Incidental music

Jean Sibelius composed for the stage during his whole active career as a composer. The development started with The Watersprite, which he wrote together with his teacher Martin Wegelius, and ended with the incidental music for The Tempest (1925) and the orchestral suites he prepared from it in 1927. He called the music he wrote for the theatre an "old sin", but he did not want to give up his addiction.

The incidental music includes only one opera, The Maiden in the Tower, which lasts just over thirty minutes, and which the composer himself was not satisfied with. In the 1890s Sibelius wrote two patriotic incidental works for historical tableaux, the Karelia music and the Music for the Days of the Press. From these he prepared Finlandia and the orchestral suite Scènes historiques I.

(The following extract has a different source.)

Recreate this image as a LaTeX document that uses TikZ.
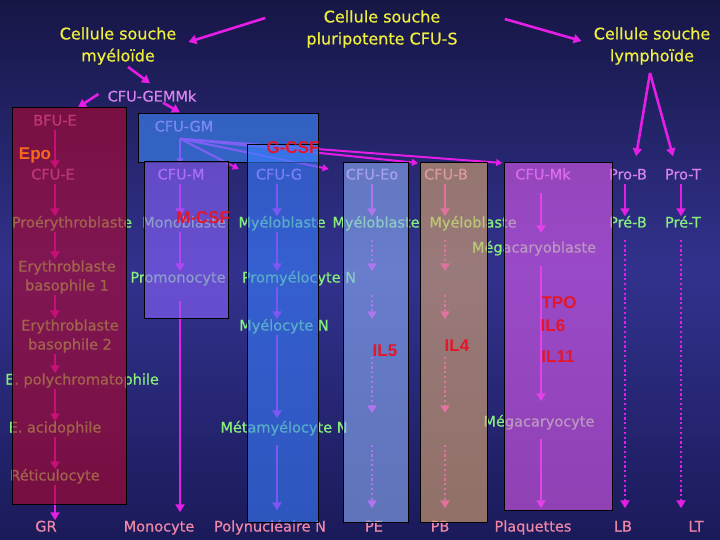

For plays proper, Sibelius wrote music from the year 1898, when he completed the incidental music for King Christian II, written by his friend Adolf Paul. From the best parts of this incidental music Sibelius prepared an orchestral suite which he liked to perform at his concerts.

At the start of the 20th century Sibelius wrote the music for the play Kuolema (Death), written by his friend Arvid Järnefelt. This included the future Valse triste and Scene with Cranes. The success of this music finally prompted the theatres of Helsinki to ask Sibelius for incidental music for foreign texts or imitations of foreign texts: thus during the years that followed Sibelius wrote music for Pelléas and Mélisande, Belshazzar's Feast and Swanwhite. With Scaramouche he made a move in the direction of pantomime, and when he came to write the music for Everyman he wrote in the manner of future film composers: the music should be synchronised with the words and action, down to the last second. The culmination and also the peak of Sibelius's music for plays came with his music for The Tempest.

In her doctoral thesis, the musicologist Eija Kurki has observed that Sibelius wrote a great deal of music for plays that were influenced by symbolism. In turn, symbolist features seem be present in some of the pieces themselves.

Sibelius cannot be called a downright symbolist, but the movement certainly influenced him. It is also interesting that in the 1920s Sibelius joined the Freemasons, who have their own unique symbols. "The older I get, the more clearly I see that everything is a symbol," Sibelius said to his secretary. "A person who can interpret symbols understands the secrets of the universe." Sibelius also said that it is possible to get further with the help of symbols than with the rational faculty, and that Freemasonry had given him a great deal for this very reason.

Musically, the stage works considerably broaden our picture of Sibelius as a composer. He never made use of Orientalism more clearly than in Belshazzar's Feast. Many striking small pieces or popular waltzes such as Valse triste would not have been composed without stage commissions. Because of the requirements of the stage we have works which he orchestrated quite differently from his usual practice: for example Everyman was written for woodwind, two French horns and two trumpets, timpani, piano, organ, strings and mixed choir. This naturally produced new kinds of orchestral colours.

We should be grateful for the incidental music commissions, since they stimulated Sibelius to reach one of the peaks in his career, the original music for The Tempest, which he wrote just before the silence of Ainola. Without this commission, self-criticism might have smothered his compositional vein earlier.